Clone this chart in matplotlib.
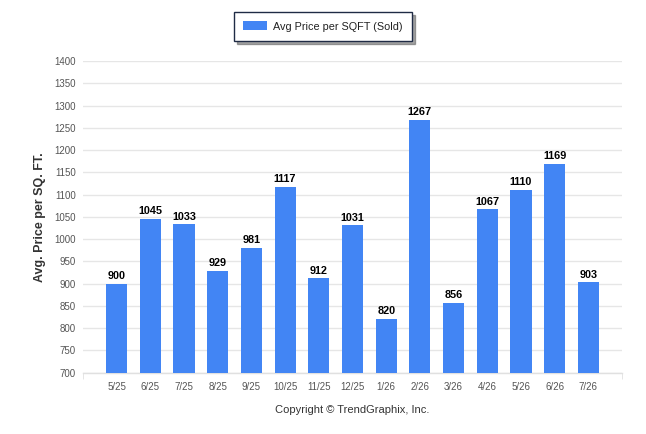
import matplotlib
matplotlib.use("Agg")
import matplotlib.pyplot as plt
import numpy as np

# data
months = ["5/25", "6/25", "7/25", "8/25", "9/25", "10/25", "11/25", "12/25",
          "1/26", "2/26", "3/26", "4/26", "5/26", "6/26", "7/26"]
price_sqft = [900, 1045, 1033, 929, 981, 1117, 912, 1031,
              820, 1267, 856, 1067, 1110, 1169, 903]
yticks = list(range(700, 1401, 50))

plt.rcParams['font.family'] = ['Liberation Sans', 'DejaVu Sans']

bar_color = "#4285f4"

fig = plt.figure(figsize=(6.46, 4.34), dpi=100)
ax = fig.add_axes([83/646, 1 - 372.7/434, (622 - 83)/646, (372.7 - 61)/434])

x = np.arange(len(months))
bars = ax.bar(x, price_sqft, width=0.63, color=bar_color, zorder=3,
              label="Avg Price per SQFT (Sold)")

# values on top of bars
for xi, v in zip(x, price_sqft):
    ax.annotate(str(v), (xi, v), xytext=(0, 2), textcoords="offset points",
                ha="center", va="bottom", fontsize=7.8, fontweight="bold",
                color="black", zorder=4)

ax.set_xlim(-1, len(months))
ax.set_ylim(700, 1400)
ax.set_yticks(yticks)
ax.set_xticks(x)
ax.set_xticklabels(months)
ax.set_xticks([-1, len(months)], minor=True)

ax.tick_params(axis="y", length=0, pad=5, labelsize=7, labelcolor="#555555")
ax.tick_params(axis="x", which="major", length=0, pad=7, labelsize=7,
               labelcolor="#555555")
ax.tick_params(axis="x", which="minor", length=4, color="#e0e0e0")

ax.grid(axis="y", color="#e6e6e6", linewidth=1, zorder=0)
for s in ["top", "right", "left"]:
    ax.spines[s].set_visible(False)
ax.spines["bottom"].set_color("#e0e0e0")
ax.spines["bottom"].set_linewidth(1)

ax.set_ylabel("Avg. Price per SQ. FT.", fontsize=9, fontweight="bold",
              color="#333333", labelpad=6)
ax.set_xlabel("Copyright \u00a9 TrendGraphix, Inc.", fontsize=8,
              color="#333333", labelpad=9)

leg = fig.legend(handles=[bars], loc="center", bbox_to_anchor=(323/646, 1 - 26.5/434),
                 fontsize=7.8, frameon=True, fancybox=False, shadow=True,
                 handlelength=2.2, handleheight=0.9, handletextpad=0.6,
                 borderpad=0.85, borderaxespad=0)
leg.get_frame().set_edgecolor("#1f2b45")
leg.get_frame().set_linewidth(1)
for t in leg.get_texts():
    t.set_color("#222222")

fig.savefig("out.png", dpi=100)
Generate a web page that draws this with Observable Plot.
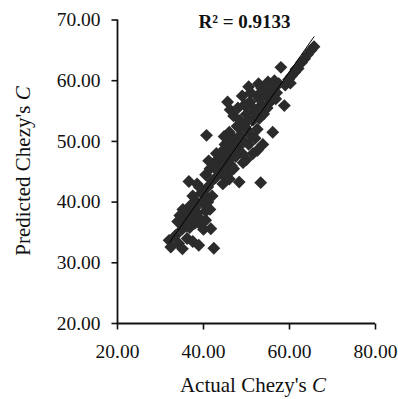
<!DOCTYPE html>
<html>
<head>
<meta charset="utf-8">
<script src="https://cdn.jsdelivr.net/npm/d3@7"></script>
<script src="https://cdn.jsdelivr.net/npm/@observablehq/plot@0.6"></script>
<style>
  html, body { margin: 0; padding: 0; background: #fff; }
  #chart { width: 398px; height: 399px; }
</style>
</head>
<body>
<div id="chart"></div>
<script>
// Actual Chezy's C values
const actual = [
  32.0,32.4,33.5,34.2,35.1,35.0,34.0,35.5,36.2,36.8,37.5,38.9,38.0,36.0,35.2,37.0,38.5,39.5,40.0,41.7,42.4,40.5,41.5,38.5,39.8,37.8,36.5,34.5,
  39.0,40.5,37.0,36.0,41.0,42.0,38.0,
  36.6,38.5,39.5,40.5,41.0,42.0,40.5,41.5,42.5,43.5,44.0,42.8,41.2,43.0,44.5,45.5,46.0,48.3,47.0,37.5,39.0,44.5,45.5,
  43.0,44.0,45.0,46.0,46.5,45.0,
  40.7,44.5,45.0,45.5,46.5,47.0,47.5,48.0,48.5,49.0,49.5,46.0,44.8,47.8,50.0,50.5,51.0,49.2,51.5,50.0,52.0,53.3,52.5,53.8,
  46.5,47.5,48.5,49.5,48.5,
  45.6,46.2,47.0,48.0,48.5,49.5,49.0,50.0,50.8,51.5,52.0,51.0,52.5,52.8,53.5,53.5,54.5,54.0,55.0,55.5,52.5,53.0,56.1,54.8,50.5,
  50.5,51.5,50.0,53.0,54.0,55.5,
  56.0,56.5,57.0,57.5,58.8,58.0,56.8,59.0,59.8,60.5,61.2,62.0,62.8,63.5,64.2,65.0,65.7,60.2,61.5
];
// Predicted Chezy's C values
const predicted = [
  33.7,32.6,34.5,33.2,32.3,35.5,36.8,37.0,34.0,35.8,33.5,32.9,36.5,38.5,38.8,39.5,38.2,37.0,35.5,35.6,32.4,38.5,38.8,40.0,39.8,37.8,37.0,37.8,
  36.5,37.0,37.5,36.0,40.0,41.0,39.0,
  43.4,43.0,41.5,41.0,42.5,43.5,44.5,45.5,46.5,45.0,47.0,44.0,46.8,48.0,44.5,45.8,43.8,43.3,45.5,41.0,42.5,43.0,44.5,
  45.5,46.0,46.5,47.0,46.0,48.0,
  51.0,48.5,49.5,47.5,48.8,50.5,47.5,49.0,51.0,48.0,50.0,51.5,50.8,52.5,52.0,49.5,51.0,46.5,48.0,47.0,50.5,43.2,48.5,49.5,
  50.0,49.0,50.0,52.5,52.5,
  56.5,55.2,54.2,55.5,53.5,56.0,57.5,54.5,56.5,53.5,55.0,58.0,57.5,59.5,56.0,58.8,57.5,54.5,59.8,56.5,52.0,53.8,51.5,55.5,59.0,
  53.5,55.5,56.0,57.0,58.5,58.0,
  58.5,60.0,58.0,59.5,55.9,62.2,57.0,59.3,60.2,60.8,61.4,62.0,63.0,63.6,64.3,65.0,65.6,59.6,61.9
];
const xTicks = [20, 40, 60, 80];
const yTicks = [20, 30, 40, 50, 60, 70];
const titleText = "R² = 0.9133";

const data = actual.map((a, i) => ({actual: a, predicted: predicted[i]}));
const serif = "'Liberation Serif', 'Times New Roman', serif";
const fmt = d => d.toFixed(2);

// small tick-mark symbols (outward ticks, 6px long)
const tickDown = {draw(ctx) { ctx.moveTo(0, 0); ctx.lineTo(0, 6); }};
const tickLeft = {draw(ctx) { ctx.moveTo(0, 0); ctx.lineTo(-6, 0); }};

const svg = Plot.plot({
  width: 398,
  height: 399,
  marginLeft: 117,
  marginRight: 23,
  marginTop: 19.5,
  marginBottom: 76,
  style: {fontFamily: serif, background: "#fff", color: "#111"},
  x: {domain: [20, 80], axis: null},
  y: {domain: [20, 70], axis: null},
  marks: [
    Plot.dot(xTicks, {x: d => d, frameAnchor: "bottom", symbol: tickDown, stroke: "#111", strokeWidth: 1.6, fill: "none"}),
    Plot.dot(yTicks, {y: d => d, frameAnchor: "left", symbol: tickLeft, stroke: "#111", strokeWidth: 1.6, fill: "none"}),
    Plot.text(yTicks, {y: d => d, frameAnchor: "left", dx: -17, textAnchor: "end", text: fmt, fontSize: 19.5, fill: "#111"}),
    Plot.text(xTicks, {x: d => d, frameAnchor: "bottom", dy: 21, lineAnchor: "top", text: fmt, fontSize: 19.5, fill: "#111"}),
    Plot.ruleX([20], {strokeWidth: 1.8, stroke: "#111"}),
    Plot.ruleY([20], {strokeWidth: 1.8, stroke: "#111"}),
    Plot.dot(data, {x: "actual", y: "predicted", symbol: "diamond2", r: 5.8, fill: "#2b2b2b", stroke: "none"}),
    Plot.linearRegressionY(data, {x: "actual", y: "predicted", stroke: "#000", strokeWidth: 1, ci: 0}),
    Plot.text([titleText], {frameAnchor: "top", x: 50, dx: -2, dy: -6, fontSize: 19, fontWeight: "bold", fill: "#111", lineAnchor: "top"})
  ]
});

const s = d3.select(svg);
const xl = s.append("text")
  .attr("x", 253).attr("y", 392)
  .attr("text-anchor", "middle")
  .attr("font-family", serif).attr("font-size", 21).attr("fill", "#111");
xl.append("tspan").text("Actual Chezy's ");
xl.append("tspan").attr("font-style", "italic").text("C");

const yl = s.append("text")
  .attr("transform", "translate(30,171) rotate(-90)")
  .attr("text-anchor", "middle")
  .attr("font-family", serif).attr("font-size", 21).attr("fill", "#111");
yl.append("tspan").text("Predicted Chezy's ");
yl.append("tspan").attr("font-style", "italic").text("C");

document.getElementById("chart").appendChild(svg);
</script>
</body>
</html>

*****

### Task objective
Count the lines of the data that contain the string "chart", and reply with that number alone.

### Output for this task
4